WASHINGTON and MADISON, Wis. (12/11/12)--The Credit Union National Association (CUNA) is advising thousands of users of its website that no sensitive personal information from cuna.org was accessed or otherwise compromised in a hacking attack that--in addition to CUNA--also affected 30 or more additional organizations, U.S. government agencies, industry and other trade associations.
Among the other groups reportedly affected: NASA, General Dynamics, European Space Agency, the California Manufacturers & Technology Association, and the Texas Bankers Association.
The attack was conducted by Team GhostShell, a group that specializes in such security breaches--in an effort, it claims, to protest and draw attention to "the freedom of information on the net." It is estimated to have resulted in gathering 1.6 million accounts and records in total from all of the organizations that it hacked.
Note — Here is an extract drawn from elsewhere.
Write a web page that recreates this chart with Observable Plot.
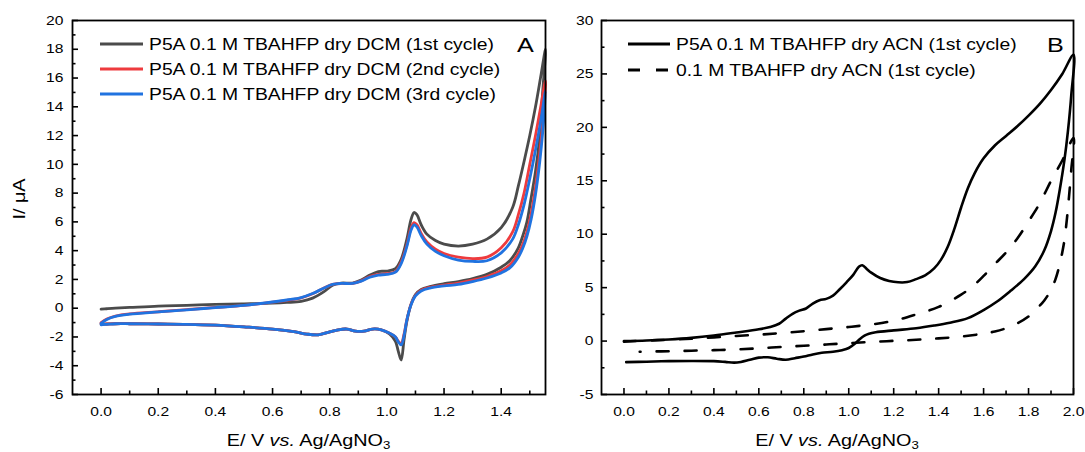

"We do not believe any sensitive personal information from our website was accessed," said CUNA President/CEO Bill Cheney. "However, we are contacting all users of our website to advise them of the breach. Further, we will continue to analyze the information posted on-line by the group, as well as continue to validate that no other risks exist. We will also continue to monitor our website and take increased security measures to ensure it is safeguarded."
Cheney emphasized that no information from members of credit unions was compromised as part of this breach. (That's contrary to a report published on the Web stating that the breach "puts over 85 mil. people at risk.") "CUNA.org stores no consumer-member data," Cheney said. "Further, CUNA does not store any information for individual consumers who are credit union members."
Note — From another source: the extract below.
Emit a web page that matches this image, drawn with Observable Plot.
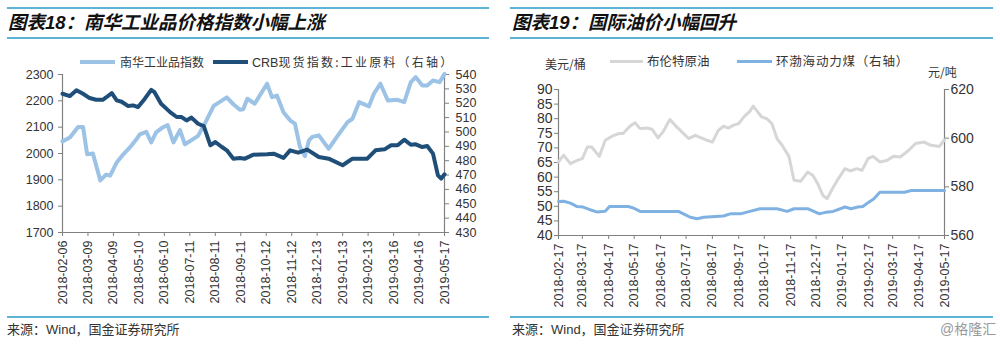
<!DOCTYPE html>
<html><head><meta charset="utf-8">
<script src="https://cdn.jsdelivr.net/npm/d3@7"></script>
<script src="https://cdn.jsdelivr.net/npm/@observablehq/plot@0.6"></script>
<style>
body{margin:0;width:1000px;height:344px;position:relative;background:#fff;overflow:hidden;font-family:"Liberation Sans",Arial,"Noto Sans CJK SC",sans-serif}
.rule{position:absolute;height:2px;background:#5cb3d4}
.title{position:absolute;font-family:"Liberation Sans","Noto Sans CJK SC",sans-serif;font-weight:bold;font-style:italic;font-size:18.5px;line-height:20px;color:#111;white-space:nowrap}
.leg{position:absolute;font-family:"Noto Sans CJK SC",sans-serif;font-size:12px;line-height:14px;color:#333;white-space:nowrap}
.sw{position:absolute}
.src{position:absolute;font-family:"Liberation Sans","Noto Sans CJK SC",sans-serif;font-size:13px;line-height:16px;color:#333;white-space:nowrap}
.chart{position:absolute}
</style></head>
<body>
<div class="rule" style="left:7px;top:7px;width:482px"></div>
<div class="title" style="left:8px;top:13px">图表18：南华工业品价格指数小幅上涨</div>
<div class="rule" style="left:7px;top:37px;width:482px"></div>
<div class="sw" style="left:80px;top:60px;width:35px;height:4px;background:#9cc3e6"></div>
<div class="leg" style="left:120px;top:55px">南华工业品指数</div>
<div class="sw" style="left:213px;top:60px;width:35px;height:4px;background:#1f4e79"></div>
<div class="leg" style="left:252px;top:55px"><span style="font-family:'Liberation Sans',Arial,sans-serif;font-size:12.5px">CRB</span><span style="letter-spacing:2.2px">现货指数:工业原料（右轴）</span></div>
<div class="chart" id="c1" style="left:0;top:66px"></div>
<div class="rule" style="left:7px;top:316px;width:482px"></div>
<div class="src" style="left:7px;top:322px">来源：Wind，国金证券研究所</div>

<div class="rule" style="left:510px;top:7px;width:483px"></div>
<div class="title" style="left:512px;top:13px">图表19：国际油价小幅回升</div>
<div class="rule" style="left:510px;top:37px;width:483px"></div>
<div class="leg" style="left:545px;top:57px">美元/桶</div>
<div class="sw" style="left:610px;top:60px;width:33px;height:3px;background:#d6d6d6"></div>
<div class="leg" style="left:647px;top:54px;font-size:12.5px">布伦特原油</div>
<div class="sw" style="left:737px;top:60px;width:35px;height:3px;background:#7fb2e3"></div>
<div class="leg" style="left:776px;top:54px;font-size:12.5px;letter-spacing:0.8px">环渤海动力煤（右轴）</div>
<div class="leg" style="left:928px;top:65px">元/吨</div>
<div class="chart" id="c2" style="left:500px;top:81px"></div>
<div class="rule" style="left:510px;top:316px;width:483px"></div>
<div class="src" style="left:512px;top:322px">来源：Wind，国金证券研究所</div>
<div class="src" style="left:940px;top:321px;color:#999;font-size:14px">@格隆汇</div>

<script>
// ---------- Chart 18 data ----------
const nanhuaDates = ["2018-02-06","2018-02-15","2018-02-25","2018-03-03","2018-03-08","2018-03-15","2018-03-24","2018-03-31","2018-04-05","2018-04-13","2018-04-21","2018-04-29","2018-05-07","2018-05-11","2018-05-19","2018-05-25","2018-05-31","2018-06-08","2018-06-14","2018-06-21","2018-06-29","2018-07-05","2018-07-13","2018-07-21","2018-07-30","2018-08-09","2018-08-25","2018-09-02","2018-09-10","2018-09-14","2018-09-19","2018-09-28","2018-10-13","2018-10-19","2018-10-25","2018-11-02","2018-11-10","2018-11-16","2018-11-22","2018-11-28","2018-12-03","2018-12-07","2018-12-15","2018-12-27","2019-01-06","2019-01-19","2019-01-25","2019-02-02","2019-02-14","2019-02-20","2019-02-28","2019-03-09","2019-03-21","2019-03-29","2019-04-06","2019-04-12","2019-04-20","2019-04-26","2019-05-03","2019-05-11","2019-05-17"];
const nanhuaValues = [2046,2061,2101,2101,1997,2000,1898,1920,1916,1966,1997,2023,2054,2073,2082,2042,2080,2099,2108,2042,2089,2035,2051,2067,2118,2181,2213,2187,2166,2168,2208,2189,2265,2214,2220,2157,2126,2113,2025,1990,2050,2063,2069,2018,2063,2119,2132,2195,2179,2227,2265,2201,2204,2195,2271,2290,2258,2258,2277,2271,2302];

const crbDates = ["2018-02-06","2018-02-15","2018-02-23","2018-03-03","2018-03-11","2018-03-19","2018-03-27","2018-03-31","2018-04-07","2018-04-13","2018-04-19","2018-04-27","2018-05-03","2018-05-09","2018-05-17","2018-05-25","2018-05-29","2018-06-06","2018-06-17","2018-06-25","2018-07-01","2018-07-07","2018-07-13","2018-07-21","2018-07-28","2018-08-05","2018-08-11","2018-08-19","2018-08-25","2018-09-02","2018-09-10","2018-09-16","2018-09-22","2018-09-26","2018-10-13","2018-10-21","2018-11-02","2018-11-10","2018-11-20","2018-12-01","2018-12-15","2018-12-27","2019-01-13","2019-01-25","2019-02-12","2019-02-22","2019-03-05","2019-03-13","2019-03-21","2019-03-29","2019-04-06","2019-04-12","2019-04-20","2019-04-26","2019-05-03","2019-05-09","2019-05-13","2019-05-17"];
const crbValues = [526.6,525,529,526.6,523.6,522.4,522.4,524,527,522,521,518,518.5,517.3,523,529.3,527.7,519.6,513.8,510.4,510.4,508,510,505.7,504,490.7,493,489.5,487.2,481.4,481.9,481.4,483,484.2,484.4,484.9,481.9,487.2,485.6,487.7,482.6,481.4,476.8,481.4,481.4,487.2,487.9,490.7,490.7,494.6,491.1,491.4,489.5,490.2,484.9,469.8,467.5,470.5];

const chart18XTicks = ["2018-02-06","2018-03-09","2018-04-09","2018-05-10","2018-06-10","2018-07-11","2018-08-11","2018-09-11","2018-10-12","2018-11-12","2018-12-13","2019-01-13","2019-02-13","2019-03-16","2019-04-16","2019-05-17"];
const chart18LeftTicks = [1700,1800,1900,2000,2100,2200,2300];
const chart18RightTicks = [430,440,450,460,470,480,490,500,510,520,530,540];

// ---------- Chart 19 data ----------
const brentDates = ["2018-02-17","2018-02-23","2018-03-03","2018-03-11","2018-03-17","2018-03-23","2018-03-28","2018-04-06","2018-04-13","2018-04-21","2018-04-29","2018-05-04","2018-05-12","2018-05-18","2018-05-24","2018-06-01","2018-06-07","2018-06-14","2018-06-20","2018-06-28","2018-07-06","2018-07-12","2018-07-20","2018-07-28","2018-08-03","2018-08-09","2018-08-17","2018-08-24","2018-08-30","2018-09-05","2018-09-11","2018-09-17","2018-09-23","2018-09-30","2018-10-04","2018-10-14","2018-10-20","2018-10-26","2018-11-01","2018-11-07","2018-11-15","2018-11-21","2018-11-29","2018-12-07","2018-12-13","2018-12-19","2018-12-25","2018-12-30","2019-01-04","2019-01-12","2019-01-20","2019-01-26","2019-02-03","2019-02-09","2019-02-16","2019-02-22","2019-03-02","2019-03-10","2019-03-18","2019-03-26","2019-04-05","2019-04-13","2019-04-23","2019-05-01","2019-05-11","2019-05-17"];
const brentValues = [65.2,67.5,64.6,65.7,66.3,70.3,70.3,67.1,72.6,74,74.9,74.9,77.4,78.6,76.6,76.8,76.4,73.4,75.5,79.7,77.2,75.5,73.2,74.3,73.5,72.8,72,76,77.4,76.8,77.8,78.3,80.6,82.5,84.3,80.6,80,78.3,73.2,70.9,67.1,58.9,58.6,61.7,60.6,57.7,53.7,52.6,55.4,59.4,62.9,62.1,62.9,62.3,66.3,67.1,65.2,65.7,67.1,66.9,69.2,71.5,72,70.9,70.5,72.8];

const coalDates = ["2018-02-17","2018-02-23","2018-03-03","2018-03-11","2018-03-18","2018-03-26","2018-04-03","2018-04-13","2018-04-18","2018-05-10","2018-05-16","2018-05-24","2018-07-08","2018-07-14","2018-07-22","2018-07-30","2018-08-07","2018-08-30","2018-09-07","2018-09-19","2018-09-30","2018-10-12","2018-11-01","2018-11-13","2018-11-21","2018-12-07","2018-12-21","2018-12-29","2019-01-06","2019-01-20","2019-01-27","2019-02-04","2019-02-10","2019-02-17","2019-02-23","2019-03-02","2019-03-31","2019-04-08","2019-05-17"];
const coalValues = [574,574.1,573.3,571.9,571.7,570.6,569.7,570,571.9,571.9,571.3,569.9,569.9,568.9,567.5,566.9,567.5,568,568.9,568.9,569.9,571,571,569.9,571,571,568.9,569.6,569.9,571.7,571,571.7,571.9,573.7,575.1,577.8,577.8,578.5,578.5];

const chart19XTicks = ["2018-02-17","2018-03-17","2018-04-17","2018-05-17","2018-06-17","2018-07-17","2018-08-17","2018-09-17","2018-10-17","2018-11-17","2018-12-17","2019-01-17","2019-02-17","2019-03-17","2019-04-17","2019-05-17"];
const chart19LeftTicks = [40,45,50,55,60,65,70,75,80,85,90];
const chart19RightTicks = [560,580,600,620];

// ---------- helpers ----------
const parse = d3.utcParse("%Y-%m-%d");
const fmt = d3.utcFormat("%Y-%m-%d");
const zip = (ds, vs) => ds.map((d, i) => ({date: parse(d), value: vs[i]}));
const AXIS = "#808080";

function dualChart({el, leftTicks, rightTicks, xTicks, left, right, leftColor, rightColor, lw, rw, margins, height, yFont}) {
  const [l0, l1] = [leftTicks[0], leftTicks[leftTicks.length - 1]];
  const [r0, r1] = [rightTicks[0], rightTicks[rightTicks.length - 1]];
  const toL = v => l0 + (v - r0) * (l1 - l0) / (r1 - r0);
  const fromL = v => r0 + (v - l0) * (r1 - r0) / (l1 - l0);
  const xDom = [parse(xTicks[0]), parse(xTicks[xTicks.length - 1])];
  const plot = Plot.plot({
    width: 500, height, ...margins,
    style: {fontFamily: "'Liberation Sans', Arial, sans-serif", fontSize: "12.5px", color: "#333", background: "transparent", overflow: "visible"},
    x: {type: "utc", domain: xDom},
    y: {domain: [l0, l1]},
    marks: [
      Plot.axisY({ticks: leftTicks, tickFormat: v => String(v), tickSize: 4, tickPadding: yFont.padL, stroke: AXIS, fill: "#333", fontSize: yFont.size, label: null}),
      Plot.axisY({anchor: "right", ticks: rightTicks.map(toL), tickFormat: v => String(Math.round(fromL(v))), tickSize: 4, tickPadding: yFont.padR, stroke: AXIS, fill: "#333", fontSize: yFont.size, label: null}),
      Plot.axisX({ticks: xTicks.map(parse), tickFormat: fmt, tickRotate: -90, tickSize: 4, tickPadding: 4, stroke: AXIS, fill: "#333", label: null}),
      Plot.ruleX([xDom[0], xDom[1]], {stroke: AXIS, strokeWidth: 1.2}),
      Plot.ruleY([l0], {stroke: AXIS, strokeWidth: 1.2}),
      Plot.line(left, {x: "date", y: "value", stroke: leftColor, strokeWidth: lw, strokeLinejoin: "round", strokeLinecap: "round"}),
      Plot.line(right, {x: "date", y: d => toL(d.value), stroke: rightColor, strokeWidth: rw, strokeLinejoin: "round", strokeLinecap: "round"})
    ]
  });
  document.getElementById(el).appendChild(plot);
}

dualChart({
  el: "c1", leftTicks: chart18LeftTicks, rightTicks: chart18RightTicks, xTicks: chart18XTicks,
  left: zip(nanhuaDates, nanhuaValues), right: zip(crbDates, crbValues),
  leftColor: "#9cc3e6", rightColor: "#1f4e79", lw: 4, rw: 4,
  margins: {marginTop: 8, marginBottom: 78, marginLeft: 62, marginRight: 56}, height: 244,
  yFont: {size: 12.5, padL: 5, padR: 7}
});
dualChart({
  el: "c2", leftTicks: chart19LeftTicks, rightTicks: chart19RightTicks, xTicks: chart19XTicks,
  left: zip(brentDates, brentValues), right: zip(coalDates, coalValues),
  leftColor: "#d6d6d6", rightColor: "#7fb2e3", lw: 3, rw: 3,
  margins: {marginTop: 8, marginBottom: 75, marginLeft: 58, marginRight: 56}, height: 229,
  yFont: {size: 14, padL: 2, padR: 2}
});
</script>
</body></html>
The CUNA leader said the information on the association's website that was hacked was user ID information (generally e-mail addresses, phone numbers, titles and business addresses), as well as some encrypted password information from more than five years ago.
CUNA is advising users of its website to take some precautionary steps, however, including changing their passwords. "We advise anyone who has a CUNA log-in account or uses the same e-mail address as a login ID for other online sites (not associated with cuna.org) to change the password," Cheney said. "Our CUNA website will be prompting users to change their passwords as well."